The theater closed in the late 1980s and was run for a year by the town of Bridgton's recreation department. The following year the local Howell family purchased the building. The family business, Down East, Inc., had occupied the ground floor for many years while the theater occupied the 2nd floor. The family decided to reopen the single screen theater and to bring movies back to Bridgton.

In 1990, the theater was twinned to increase the number of movie choices. However, the condition of "The Brookside Building" as it was known by locals, had deteriorated due to poor soil conditions that existed on the site. Sloping floors, cracked foundations, freezing pipes and the physical sinking of the building sealed its fate.
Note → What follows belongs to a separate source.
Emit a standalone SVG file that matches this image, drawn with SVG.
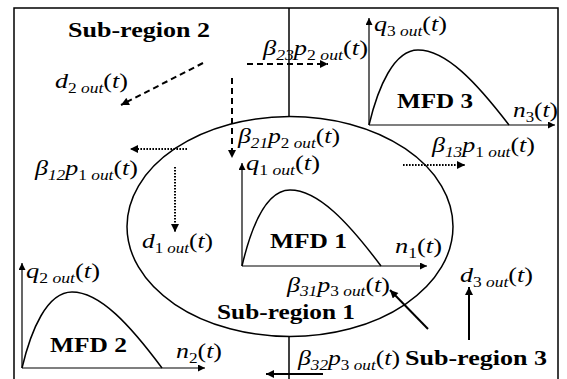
<svg xmlns="http://www.w3.org/2000/svg" width="567" height="379" viewBox="0 0 567 379">
<style>
text{font-family:"Liberation Serif","Times New Roman",serif;fill:#000}
.m{font-size:21px;font-style:italic}
.s{font-size:14px}
.u{font-style:normal}
.b{font-size:21px;font-weight:bold}
.ln{fill:none;stroke:#000;stroke-width:1.5}
.ax{fill:none;stroke:#000;stroke-width:1.2}
.dash{fill:none;stroke:#000;stroke-width:2;stroke-dasharray:6 4}
.dot{fill:none;stroke:#000;stroke-width:2;stroke-dasharray:1.6 1.4}
.sol{fill:none;stroke:#000;stroke-width:2}
</style>
<defs>
<marker id="ah" viewBox="0 0 10 10" refX="10" refY="5" markerWidth="9" markerHeight="8" markerUnits="userSpaceOnUse" orient="auto"><path d="M0,0 L10,5 L0,10 z" fill="#000"/></marker>
<marker id="axh" viewBox="0 0 10 10" refX="10" refY="5" markerWidth="9" markerHeight="7" markerUnits="userSpaceOnUse" orient="auto"><path d="M0,0 L10,5 L0,10 z" fill="#000"/></marker>
</defs>
<rect width="567" height="379" fill="#fff"/>
<g id="regions">
<path class="ln" d="M14,379 V8 H558 V379"/>
<line class="ln" x1="289" y1="8" x2="289" y2="117"/>
<line class="ln" x1="289" y1="336" x2="289" y2="379"/>
<ellipse class="ln" cx="290" cy="226.5" rx="163" ry="110"/>
<text class="b" x="68" y="37" textLength="142" lengthAdjust="spacingAndGlyphs">Sub-region 2</text>
<text class="b" x="217" y="319" textLength="138" lengthAdjust="spacingAndGlyphs">Sub-region 1</text>
<text class="b" x="405" y="365" textLength="142" lengthAdjust="spacingAndGlyphs">Sub-region 3</text>
</g>
<g id="mfd1">
<path class="ax" d="M242,266 V163" marker-end="url(#axh)"/>
<path class="ax" d="M242,266 H427" marker-end="url(#axh)"/>
<path class="ln" d="M242,266 C251,228 266,190 290,190 C318,190 348,222 381,266"/>
<text class="b" x="270" y="248" textLength="77" lengthAdjust="spacingAndGlyphs">MFD 1</text>
<text class="m" x="246" y="170" textLength="74" lengthAdjust="spacingAndGlyphs">q<tspan class="s u" dy="5">1</tspan><tspan class="s"> out</tspan><tspan class="u" dy="-5">(</tspan>t<tspan class="u">)</tspan></text>
<text class="m" x="395" y="253" textLength="47" lengthAdjust="spacingAndGlyphs">n<tspan class="s u" dy="5">1</tspan><tspan class="u" dy="-5">(</tspan>t<tspan class="u">)</tspan></text>
</g>
<g id="mfd2">
<path class="ax" d="M22,368 V263" marker-end="url(#axh)"/>
<path class="ax" d="M22,368 H205" marker-end="url(#axh)"/>
<path class="ln" d="M22,368 C31,330 47,292 72,292 C100,292 130,325 162,368"/>
<text class="b" x="50" y="352" textLength="77" lengthAdjust="spacingAndGlyphs">MFD 2</text>
<text class="m" x="26" y="278" textLength="74" lengthAdjust="spacingAndGlyphs">q<tspan class="s u" dy="5">2</tspan><tspan class="s"> out</tspan><tspan class="u" dy="-5">(</tspan>t<tspan class="u">)</tspan></text>
<text class="m" x="176" y="358" textLength="46" lengthAdjust="spacingAndGlyphs">n<tspan class="s u" dy="5">2</tspan><tspan class="u" dy="-5">(</tspan>t<tspan class="u">)</tspan></text>
</g>
<g id="mfd3">
<path class="ax" d="M369,125 V18" marker-end="url(#axh)"/>
<path class="ax" d="M369,125 H555" marker-end="url(#axh)"/>
<path class="ln" d="M369,125 C378,87 394,50 418,50 C446,50 476,82 509,125"/>
<text class="b" x="397" y="108" textLength="76" lengthAdjust="spacingAndGlyphs">MFD 3</text>
<text class="m" x="374" y="31" textLength="73" lengthAdjust="spacingAndGlyphs">q<tspan class="s u" dy="5">3</tspan><tspan class="s"> out</tspan><tspan class="u" dy="-5">(</tspan>t<tspan class="u">)</tspan></text>
<text class="m" x="513" y="117" textLength="45" lengthAdjust="spacingAndGlyphs">n<tspan class="s u" dy="5">3</tspan><tspan class="u" dy="-5">(</tspan>t<tspan class="u">)</tspan></text>
</g>
<g id="flow-labels">
<text class="m" x="55" y="88" textLength="73" lengthAdjust="spacingAndGlyphs">d<tspan class="s u" dy="5">2</tspan><tspan class="s"> out</tspan><tspan class="u" dy="-5">(</tspan>t<tspan class="u">)</tspan></text>
<text class="m" x="263" y="55" textLength="105" lengthAdjust="spacingAndGlyphs">β<tspan class="s" dy="5">23</tspan><tspan dy="-5">p</tspan><tspan class="s u" dy="5">2</tspan><tspan class="s"> out</tspan><tspan class="u" dy="-5">(</tspan>t<tspan class="u">)</tspan></text>
<text class="m" x="238" y="143" textLength="102" lengthAdjust="spacingAndGlyphs">β<tspan class="s" dy="5">21</tspan><tspan dy="-5">p</tspan><tspan class="s u" dy="5">2</tspan><tspan class="s"> out</tspan><tspan class="u" dy="-5">(</tspan>t<tspan class="u">)</tspan></text>
<text class="m" x="35" y="175" textLength="103" lengthAdjust="spacingAndGlyphs">β<tspan class="s" dy="5">12</tspan><tspan dy="-5">p</tspan><tspan class="s u" dy="5">1</tspan><tspan class="s"> out</tspan><tspan class="u" dy="-5">(</tspan>t<tspan class="u">)</tspan></text>
<text class="m" x="142" y="248" textLength="71" lengthAdjust="spacingAndGlyphs">d<tspan class="s u" dy="5">1</tspan><tspan class="s"> out</tspan><tspan class="u" dy="-5">(</tspan>t<tspan class="u">)</tspan></text>
<text class="m" x="432" y="152" textLength="103" lengthAdjust="spacingAndGlyphs">β<tspan class="s" dy="5">13</tspan><tspan dy="-5">p</tspan><tspan class="s u" dy="5">1</tspan><tspan class="s"> out</tspan><tspan class="u" dy="-5">(</tspan>t<tspan class="u">)</tspan></text>
<text class="m" x="287" y="292" textLength="103" lengthAdjust="spacingAndGlyphs">β<tspan class="s" dy="4">31</tspan><tspan dy="-4">p</tspan><tspan class="s u" dy="4">3</tspan><tspan class="s"> out</tspan><tspan class="u" dy="-4">(</tspan>t<tspan class="u">)</tspan></text>
<text class="m" x="460" y="282" textLength="73" lengthAdjust="spacingAndGlyphs">d<tspan class="s u" dy="5">3</tspan><tspan class="s"> out</tspan><tspan class="u" dy="-5">(</tspan>t<tspan class="u">)</tspan></text>
<text class="m" x="298" y="365" textLength="102" lengthAdjust="spacingAndGlyphs">β<tspan class="s" dy="5">32</tspan><tspan dy="-5">p</tspan><tspan class="s u" dy="5">3</tspan><tspan class="s"> out</tspan><tspan class="u" dy="-5">(</tspan>t<tspan class="u">)</tspan></text>
</g>
<g id="connectors">
<line class="dash" x1="203" y1="63" x2="121" y2="105" marker-end="url(#ah)"/>
<line class="dash" x1="247" y1="64" x2="328" y2="64" marker-end="url(#ah)"/>
<line class="dash" x1="232" y1="78" x2="232" y2="158" marker-end="url(#ah)"/>
<line class="dot" x1="187" y1="149" x2="130" y2="149" marker-end="url(#ah)"/>
<line class="dot" x1="175" y1="167" x2="175" y2="232" marker-end="url(#ah)"/>
<line class="dot" x1="403" y1="165" x2="465" y2="165" marker-end="url(#ah)"/>
<line class="sol" x1="428" y1="329" x2="390" y2="290" marker-end="url(#ah)"/>
<line class="sol" x1="469" y1="340" x2="469" y2="287" marker-end="url(#ah)"/>
<line class="sol" x1="323" y1="374" x2="266" y2="374" marker-end="url(#ah)"/>
</g>
</svg>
On February 7, 2006, the theater was torn down. Down East, Inc. presented to the Town of Bridgton a plan to redevelop the entire site which included a new building for its operations on the site behind the old theater and a New Magic Lantern theater.

== New Magic Lantern ==
The new Magic Lantern officially began construction on March 1, 2007, and reopened on February 8, 2008. It features four screens (three with old fashioned balconies. The other screen is featured as a pub/café, and can be used to show live, televised events. The largest theater features a stage, and has been used for performances, including Brews and Belly Laughs comedy series. Three of the screens are named after former Bridgton Theaters: The Meserve, The Mayfair, and The Brookside. The Brookside has nautical theming, the Meserve has 1920's theming, and the Mayfair has general Victorian theming. The pub, called the Tannery, is named after the Gibb's Tannery that used to be located on the site. It has a Medieval European theme, with dishes being named after the movie Monty Python and the Holy Grail. The Tannery (now known as Web's Common) has since shut down in February of 2025 and is being used as a center for community events (comedy shows, birthday parties, live music, etc) in addition to being used as a 4th theater.